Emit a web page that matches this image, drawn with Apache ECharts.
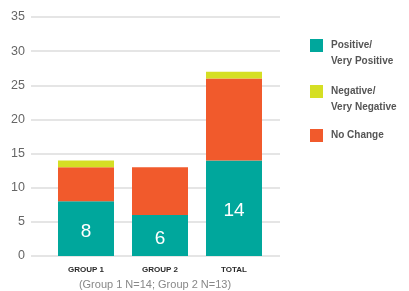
<!DOCTYPE html>
<html lang="en">
  <head>
    <meta charset="UTF-8" />
    <title>Change by group</title>
  </head>
  <body style="margin: 0">
    <div id="main" style="width: 409px; height: 291px"></div>
    <script src="https://cdn.jsdelivr.net/npm/echarts@6.0.0/dist/echarts.min.js"></script>
    <script>
      const categories = ["GROUP 1", "GROUP 2", "TOTAL"];
      const positive = [8, 6, 14];
      const noChange = [5, 7, 12];
      const negative = [1, 0, 1];
      const yTicks = [0, 35, 5]; // min, max, step

      const teal = "#00a79c";
      const orange = "#f15a2c";
      const lime = "#d5df24";

      var myChart = echarts.init(document.getElementById("main"));

      // one legend per entry so each can sit where the original put it
      function legendAt(name, top, twoLines) {
        return {
          orient: "vertical",
          left: 310,
          top: top,
          padding: 0,
          itemWidth: 13,
          itemHeight: 13,
          icon: "rect",
          data: [name],
          // blank first line keeps the icon level with the first text line
          formatter: (n) => (twoLines ? "\n" + n : n),
          textStyle: {
            fontSize: 10,
            fontWeight: "bold",
            color: "#555",
            lineHeight: 16,
            padding: [0, 0, 0, 3],
            fontFamily: "Liberation Sans",
          },
        };
      }

      myChart.setOption({
        animation: false,
        title: {
          text: "(Group 1 N=14; Group 2 N=13)",
          left: 155,
          top: 279,
          padding: 0,
          textAlign: "center",
          textStyle: { fontSize: 11, fontWeight: "normal", color: "#888", fontFamily: "Liberation Sans" },
        },
        legend: [
          legendAt("Positive/\nVery Positive", 21.5, true),
          legendAt("Negative/\nVery Negative", 67.5, true),
          legendAt("No Change", 127.5, false),
        ],
        grid: [
          { left: 49, right: 138, top: 17, bottom: 35 },
          { left: 31, right: 129, top: 17, bottom: 35 },
        ],
        xAxis: [
          {
            type: "category",
            gridIndex: 0,
            data: categories,
            axisLine: { show: false },
            axisTick: { show: false },
            axisLabel: { margin: 10, fontSize: 8, fontWeight: "bold", color: "#2a2a2a", fontFamily: "Liberation Sans" },
          },
          { type: "value", gridIndex: 1, show: false },
        ],
        yAxis: [
          { type: "value", gridIndex: 0, min: yTicks[0], max: yTicks[1], interval: yTicks[2], show: false },
          {
            type: "value",
            gridIndex: 1,
            min: yTicks[0],
            max: yTicks[1],
            interval: yTicks[2],
            axisLine: { show: false },
            axisTick: { show: false },
            axisLabel: { margin: 6, fontSize: 12.5, color: "#666", fontFamily: "Liberation Sans" },
            splitLine: { lineStyle: { color: "#dcdcdc", width: 1.5 } },
          },
        ],
        series: [
          {
            name: "Positive/\nVery Positive",
            type: "bar",
            stack: "a",
            barWidth: 56,
            data: positive,
            itemStyle: { color: teal },
            label: {
              show: true,
              position: "inside",
              offset: [0, 3],
              color: "#fff",
              fontSize: 19,
              fontFamily: "Liberation Sans",
            },
          },
          {
            name: "No Change",
            type: "bar",
            stack: "a",
            barWidth: 56,
            data: noChange,
            itemStyle: { color: orange },
          },
          {
            name: "Negative/\nVery Negative",
            type: "bar",
            stack: "a",
            barWidth: 56,
            data: negative,
            itemStyle: { color: lime },
          },
        ],
      });
    </script>
  </body>
</html>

○ ○ ○ ○

From the material above, reproduce everything verbatim except the pictures.

* _Task answer_:
Emit a web page that matches this image, drawn with Apache ECharts.
<!DOCTYPE html>
<html lang="en">
  <head>
    <meta charset="UTF-8" />
    <title>Change by group</title>
  </head>
  <body style="margin: 0">
    <div id="main" style="width: 409px; height: 291px"></div>
    <script src="https://cdn.jsdelivr.net/npm/echarts@6.0.0/dist/echarts.min.js"></script>
    <script>
      const categories = ["GROUP 1", "GROUP 2", "TOTAL"];
      const positive = [8, 6, 14];
      const noChange = [5, 7, 12];
      const negative = [1, 0, 1];
      const yTicks = [0, 35, 5]; // min, max, step

      const teal = "#00a79c";
      const orange = "#f15a2c";
      const lime = "#d5df24";

      var myChart = echarts.init(document.getElementById("main"));

      // one legend per entry so each can sit where the original put it
      function legendAt(name, top, twoLines) {
        return {
          orient: "vertical",
          left: 310,
          top: top,
          padding: 0,
          itemWidth: 13,
          itemHeight: 13,
          icon: "rect",
          data: [name],
          // blank first line keeps the icon level with the first text line
          formatter: (n) => (twoLines ? "\n" + n : n),
          textStyle: {
            fontSize: 10,
            fontWeight: "bold",
            color: "#555",
            lineHeight: 16,
            padding: [0, 0, 0, 3],
            fontFamily: "Liberation Sans",
          },
        };
      }

      myChart.setOption({
        animation: false,
        title: {
          text: "(Group 1 N=14; Group 2 N=13)",
          left: 155,
          top: 279,
          padding: 0,
          textAlign: "center",
          textStyle: { fontSize: 11, fontWeight: "normal", color: "#888", fontFamily: "Liberation Sans" },
        },
        legend: [
          legendAt("Positive/\nVery Positive", 21.5, true),
          legendAt("Negative/\nVery Negative", 67.5, true),
          legendAt("No Change", 127.5, false),
        ],
        grid: [
          { left: 49, right: 138, top: 17, bottom: 35 },
          { left: 31, right: 129, top: 17, bottom: 35 },
        ],
        xAxis: [
          {
            type: "category",
            gridIndex: 0,
            data: categories,
            axisLine: { show: false },
            axisTick: { show: false },
            axisLabel: { margin: 10, fontSize: 8, fontWeight: "bold", color: "#2a2a2a", fontFamily: "Liberation Sans" },
          },
          { type: "value", gridIndex: 1, show: false },
        ],
        yAxis: [
          { type: "value", gridIndex: 0, min: yTicks[0], max: yTicks[1], interval: yTicks[2], show: false },
          {
            type: "value",
            gridIndex: 1,
            min: yTicks[0],
            max: yTicks[1],
            interval: yTicks[2],
            axisLine: { show: false },
            axisTick: { show: false },
            axisLabel: { margin: 6, fontSize: 12.5, color: "#666", fontFamily: "Liberation Sans" },
            splitLine: { lineStyle: { color: "#dcdcdc", width: 1.5 } },
          },
        ],
        series: [
          {
            name: "Positive/\nVery Positive",
            type: "bar",
            stack: "a",
            barWidth: 56,
            data: positive,
            itemStyle: { color: teal },
            label: {
              show: true,
              position: "inside",
              offset: [0, 3],
              color: "#fff",
              fontSize: 19,
              fontFamily: "Liberation Sans",
            },
          },
          {
            name: "No Change",
            type: "bar",
            stack: "a",
            barWidth: 56,
            data: noChange,
            itemStyle: { color: orange },
          },
          {
            name: "Negative/\nVery Negative",
            type: "bar",
            stack: "a",
            barWidth: 56,
            data: negative,
            itemStyle: { color: lime },
          },
        ],
      });
    </script>
  </body>
</html>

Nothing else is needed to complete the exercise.